▶ [YOUR TASK]: Omit all pictures. Copy the rest of the material exactly.

━━━

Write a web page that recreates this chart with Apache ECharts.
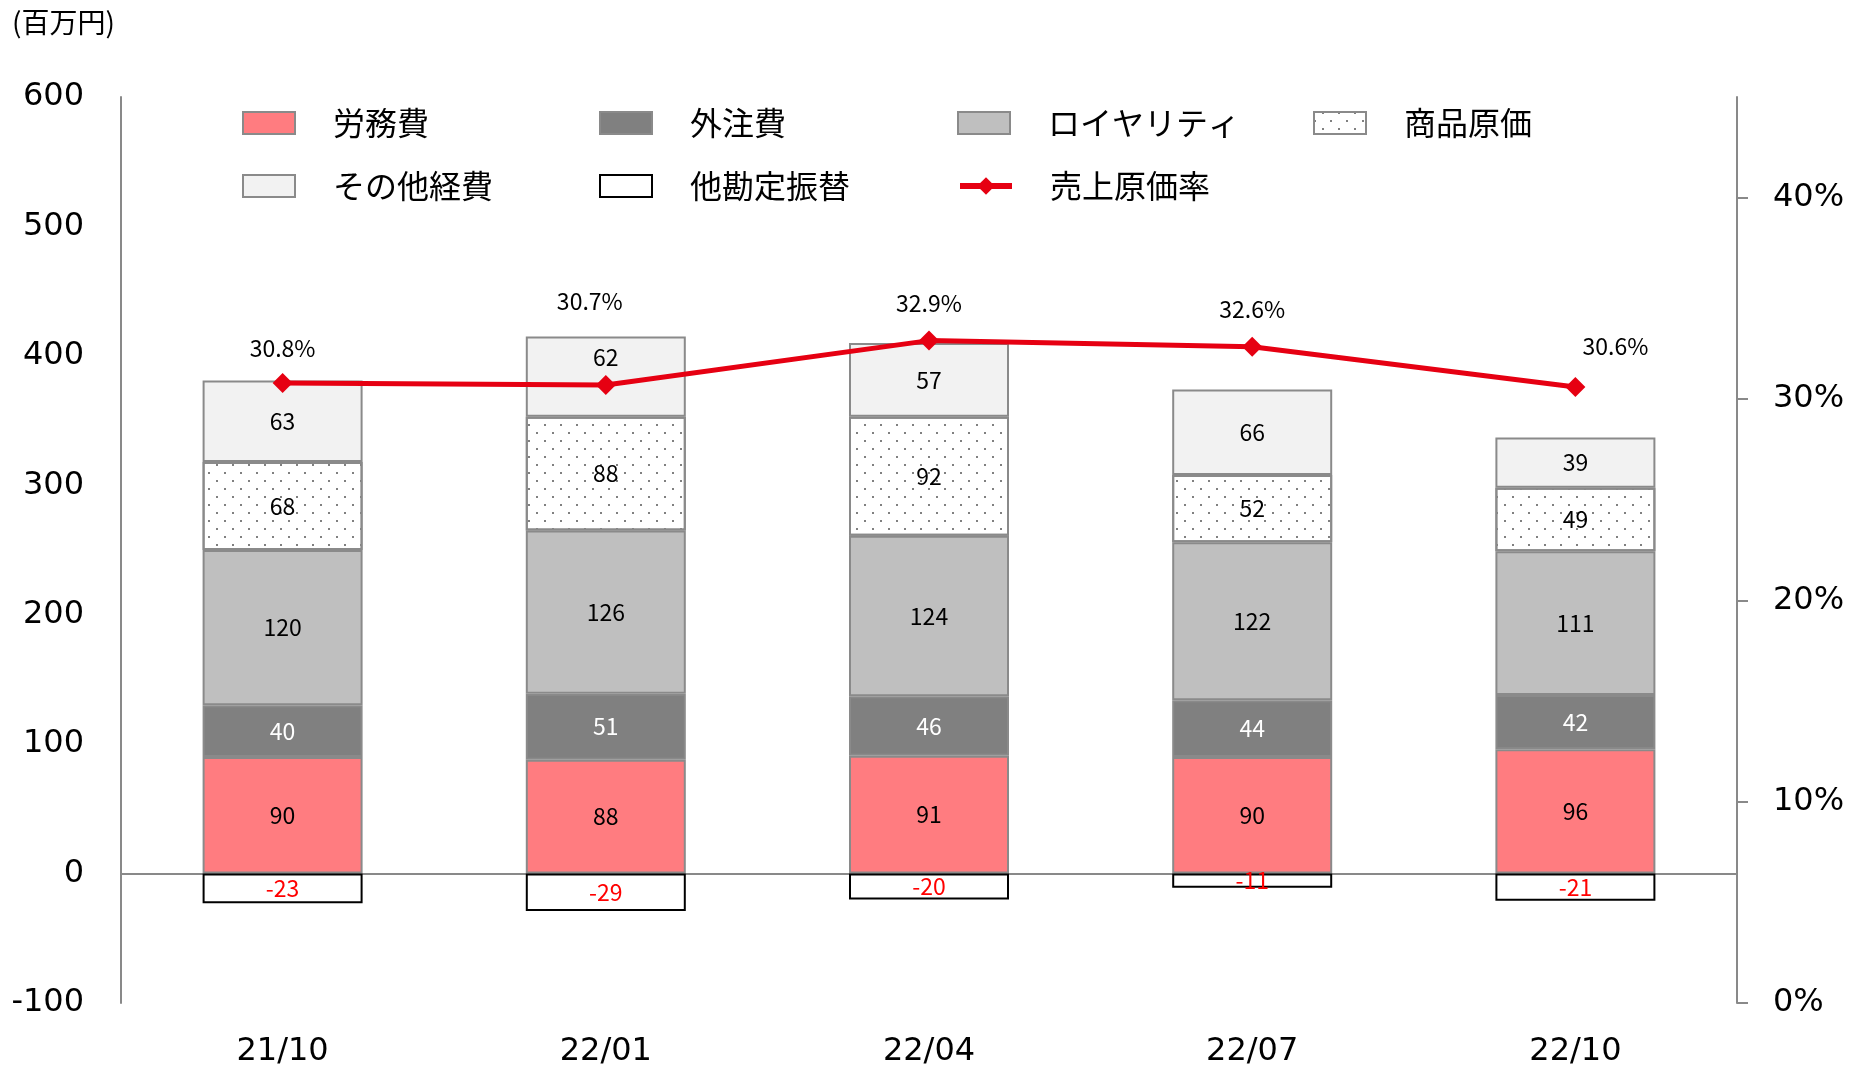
<!DOCTYPE html>
<html>
<head>
<meta charset="utf-8">
<script src="https://cdn.jsdelivr.net/npm/echarts@6/dist/echarts.min.js"></script>
<style>
html,body{margin:0;padding:0;background:#fff;}
#chart{width:1871px;height:1068px;}
</style>
</head>
<body>
<div id="chart"></div>
<script>
const categories = ['21/10', '22/01', '22/04', '22/07', '22/10'];
const labor = [90, 88, 91, 90, 96];          // 労務費
const outsourcing = [40, 51, 46, 44, 42];    // 外注費
const royalty = [120, 126, 124, 122, 111];   // ロイヤリティ
const goods = [68, 88, 92, 52, 49];          // 商品原価
const other = [63, 62, 57, 66, 39];          // その他経費
const transfer = [-23, -29, -20, -11, -21];  // 他勘定振替
const costRate = [30.8, 30.7, 32.9, 32.6, 30.6]; // 売上原価率 (%)
const rightTicks = [0, 10, 20, 30, 40];

const FONT = "'Noto Sans CJK JP', 'Noto Sans', sans-serif";
const NUMFONT = "'DejaVu Sans', sans-serif";
const rateLabelOffsets = [[0, -35], [-16, -84], [0, -37], [0, -37], [40, -41]];
const otherLabelOffsets = [[0, 0], [0, -19], [0, 0], [0, 0], [0, 0]];
const GRAY = '#898989';
const BORDER = '#8a8a8a';

const chart = echarts.init(document.getElementById('chart'));

function barSeries(name, values, color, labelColor, extra) {
  return Object.assign({
    name: name,
    type: 'bar',
    stack: 'cost',
    xAxisIndex: 0,
    yAxisIndex: 0,
    barWidth: 160,
    data: values,
    itemStyle: { color: color, borderColor: BORDER, borderWidth: 2 },
    label: { show: true, position: 'inside', fontSize: 23, color: labelColor, fontFamily: FONT },
    emphasis: { disabled: true }
  }, extra || {});
}

const legendItems = [
  { name: '労務費', left: 242, top: 107 },
  { name: '外注費', left: 599, top: 107 },
  { name: 'ロイヤリティ', left: 957, top: 107 },
  { name: '商品原価', left: 1313, top: 107 },
  { name: 'その他経費', left: 242, top: 170 },
  { name: '他勘定振替', left: 599, top: 170 },
  { name: '売上原価率', left: 957, top: 170, line: true }
];

const option = {
  animation: false,
  textStyle: { fontFamily: FONT },
  aria: { enabled: false },
  legend: legendItems.map(it => Object.assign({
    data: [it.name],
    left: it.left,
    top: it.top,
    padding: 0,
    itemWidth: 52,
    itemHeight: 22,
    selectedMode: false,
    textStyle: { fontSize: 32, color: '#000', fontFamily: FONT, padding: [0, 0, 0, 33] }
  }, it.line ? { lineStyle: { width: 6 } } : { icon: 'rect' })),
  graphic: [{
    type: 'text',
    left: 12,
    top: 8,
    style: { text: '(百万円)', fontSize: 28, fill: '#000', fontFamily: FONT }
  }],
  grid: { left: 121, right: 134, top: 97, bottom: 65, containLabel: false },
  xAxis: [{
    type: 'category',
    data: categories,
    position: 'bottom',
    axisLine: { show: false, onZero: false },
    axisTick: { show: false },
    axisLabel: { fontSize: 32, color: '#000', margin: 33, fontFamily: NUMFONT }
  }, {
    type: 'category',
    data: categories,
    position: 'bottom',
    axisLine: { show: true, onZero: true, onZeroAxisIndex: 0, lineStyle: { color: GRAY, width: 2 } },
    axisTick: { show: false },
    axisLabel: { show: false }
  }],
  yAxis: [{
    type: 'value',
    min: -100,
    max: 600,
    interval: 100,
    axisLine: { show: true, lineStyle: { color: GRAY, width: 2 } },
    axisTick: { show: false },
    splitLine: { show: false },
    axisLabel: { fontSize: 32, color: '#000', margin: 37, fontFamily: NUMFONT, padding: [0, 0, 12, 0] }
  }, {
    type: 'value',
    min: 0,
    max: 45,
    position: 'right',
    axisLine: { show: true, lineStyle: { color: GRAY, width: 2 } },
    axisTick: { show: true, length: 11, lineStyle: { color: GRAY, width: 2 }, customValues: rightTicks },
    splitLine: { show: false },
    axisLabel: { fontSize: 32, color: '#000', margin: 36, fontFamily: NUMFONT, customValues: rightTicks, formatter: '{value}%', padding: [0, 0, 10, 0] }
  }],
  series: [
    barSeries('労務費', labor, '#FF7C80', '#000'),
    barSeries('外注費', outsourcing, '#808080', '#fff'),
    barSeries('ロイヤリティ', royalty, '#BFBFBF', '#000'),
    barSeries('商品原価', goods, '#ffffff', '#000', {
      itemStyle: {
        color: '#ffffff', borderColor: BORDER, borderWidth: 2,
        decal: {
          symbol: 'rect',
          symbolSize: 1,
          color: '#808080',
          dashArrayX: [[2, 14], [0, 8, 2, 6]],
          dashArrayY: [2, 6],
          rotation: 0
        }
      }
    }),
    barSeries('その他経費', other.map((v, i) => ({ value: v, label: { offset: otherLabelOffsets[i] } })), '#F2F2F2', '#000'),
    barSeries('他勘定振替', transfer, '#ffffff', '#FF0000', {
      itemStyle: { color: '#ffffff', borderColor: '#000', borderWidth: 2 }
    }),
    {
      name: '売上原価率',
      type: 'line',
      xAxisIndex: 0,
      yAxisIndex: 1,
      z: 10,
      data: costRate.map((v, i) => ({
        value: v,
        label: { offset: rateLabelOffsets[i] }
      })),
      symbol: 'diamond',
      symbolSize: 20,
      lineStyle: { color: '#E60012', width: 5 },
      itemStyle: { color: '#E60012' },
      label: {
        show: true,
        position: 'inside',
        fontSize: 23,
        color: '#000',
        fontFamily: FONT,
        formatter: p => p.value.toFixed(1) + '%'
      },
      emphasis: { disabled: true }
    }
  ]
};
chart.setOption(option);
</script>
</body>
</html>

━━━

▶ [ANSWER TO THIS PROBLEM]:
Write a web page that recreates this chart with Apache ECharts.
<!DOCTYPE html>
<html>
<head>
<meta charset="utf-8">
<script src="https://cdn.jsdelivr.net/npm/echarts@6/dist/echarts.min.js"></script>
<style>
html,body{margin:0;padding:0;background:#fff;}
#chart{width:1871px;height:1068px;}
</style>
</head>
<body>
<div id="chart"></div>
<script>
const categories = ['21/10', '22/01', '22/04', '22/07', '22/10'];
const labor = [90, 88, 91, 90, 96];          // 労務費
const outsourcing = [40, 51, 46, 44, 42];    // 外注費
const royalty = [120, 126, 124, 122, 111];   // ロイヤリティ
const goods = [68, 88, 92, 52, 49];          // 商品原価
const other = [63, 62, 57, 66, 39];          // その他経費
const transfer = [-23, -29, -20, -11, -21];  // 他勘定振替
const costRate = [30.8, 30.7, 32.9, 32.6, 30.6]; // 売上原価率 (%)
const rightTicks = [0, 10, 20, 30, 40];

const FONT = "'Noto Sans CJK JP', 'Noto Sans', sans-serif";
const NUMFONT = "'DejaVu Sans', sans-serif";
const rateLabelOffsets = [[0, -35], [-16, -84], [0, -37], [0, -37], [40, -41]];
const otherLabelOffsets = [[0, 0], [0, -19], [0, 0], [0, 0], [0, 0]];
const GRAY = '#898989';
const BORDER = '#8a8a8a';

const chart = echarts.init(document.getElementById('chart'));

function barSeries(name, values, color, labelColor, extra) {
  return Object.assign({
    name: name,
    type: 'bar',
    stack: 'cost',
    xAxisIndex: 0,
    yAxisIndex: 0,
    barWidth: 160,
    data: values,
    itemStyle: { color: color, borderColor: BORDER, borderWidth: 2 },
    label: { show: true, position: 'inside', fontSize: 23, color: labelColor, fontFamily: FONT },
    emphasis: { disabled: true }
  }, extra || {});
}

const legendItems = [
  { name: '労務費', left: 242, top: 107 },
  { name: '外注費', left: 599, top: 107 },
  { name: 'ロイヤリティ', left: 957, top: 107 },
  { name: '商品原価', left: 1313, top: 107 },
  { name: 'その他経費', left: 242, top: 170 },
  { name: '他勘定振替', left: 599, top: 170 },
  { name: '売上原価率', left: 957, top: 170, line: true }
];

const option = {
  animation: false,
  textStyle: { fontFamily: FONT },
  aria: { enabled: false },
  legend: legendItems.map(it => Object.assign({
    data: [it.name],
    left: it.left,
    top: it.top,
    padding: 0,
    itemWidth: 52,
    itemHeight: 22,
    selectedMode: false,
    textStyle: { fontSize: 32, color: '#000', fontFamily: FONT, padding: [0, 0, 0, 33] }
  }, it.line ? { lineStyle: { width: 6 } } : { icon: 'rect' })),
  graphic: [{
    type: 'text',
    left: 12,
    top: 8,
    style: { text: '(百万円)', fontSize: 28, fill: '#000', fontFamily: FONT }
  }],
  grid: { left: 121, right: 134, top: 97, bottom: 65, containLabel: false },
  xAxis: [{
    type: 'category',
    data: categories,
    position: 'bottom',
    axisLine: { show: false, onZero: false },
    axisTick: { show: false },
    axisLabel: { fontSize: 32, color: '#000', margin: 33, fontFamily: NUMFONT }
  }, {
    type: 'category',
    data: categories,
    position: 'bottom',
    axisLine: { show: true, onZero: true, onZeroAxisIndex: 0, lineStyle: { color: GRAY, width: 2 } },
    axisTick: { show: false },
    axisLabel: { show: false }
  }],
  yAxis: [{
    type: 'value',
    min: -100,
    max: 600,
    interval: 100,
    axisLine: { show: true, lineStyle: { color: GRAY, width: 2 } },
    axisTick: { show: false },
    splitLine: { show: false },
    axisLabel: { fontSize: 32, color: '#000', margin: 37, fontFamily: NUMFONT, padding: [0, 0, 12, 0] }
  }, {
    type: 'value',
    min: 0,
    max: 45,
    position: 'right',
    axisLine: { show: true, lineStyle: { color: GRAY, width: 2 } },
    axisTick: { show: true, length: 11, lineStyle: { color: GRAY, width: 2 }, customValues: rightTicks },
    splitLine: { show: false },
    axisLabel: { fontSize: 32, color: '#000', margin: 36, fontFamily: NUMFONT, customValues: rightTicks, formatter: '{value}%', padding: [0, 0, 10, 0] }
  }],
  series: [
    barSeries('労務費', labor, '#FF7C80', '#000'),
    barSeries('外注費', outsourcing, '#808080', '#fff'),
    barSeries('ロイヤリティ', royalty, '#BFBFBF', '#000'),
    barSeries('商品原価', goods, '#ffffff', '#000', {
      itemStyle: {
        color: '#ffffff', borderColor: BORDER, borderWidth: 2,
        decal: {
          symbol: 'rect',
          symbolSize: 1,
          color: '#808080',
          dashArrayX: [[2, 14], [0, 8, 2, 6]],
          dashArrayY: [2, 6],
          rotation: 0
        }
      }
    }),
    barSeries('その他経費', other.map((v, i) => ({ value: v, label: { offset: otherLabelOffsets[i] } })), '#F2F2F2', '#000'),
    barSeries('他勘定振替', transfer, '#ffffff', '#FF0000', {
      itemStyle: { color: '#ffffff', borderColor: '#000', borderWidth: 2 }
    }),
    {
      name: '売上原価率',
      type: 'line',
      xAxisIndex: 0,
      yAxisIndex: 1,
      z: 10,
      data: costRate.map((v, i) => ({
        value: v,
        label: { offset: rateLabelOffsets[i] }
      })),
      symbol: 'diamond',
      symbolSize: 20,
      lineStyle: { color: '#E60012', width: 5 },
      itemStyle: { color: '#E60012' },
      label: {
        show: true,
        position: 'inside',
        fontSize: 23,
        color: '#000',
        fontFamily: FONT,
        formatter: p => p.value.toFixed(1) + '%'
      },
      emphasis: { disabled: true }
    }
  ]
};
chart.setOption(option);
</script>
</body>
</html>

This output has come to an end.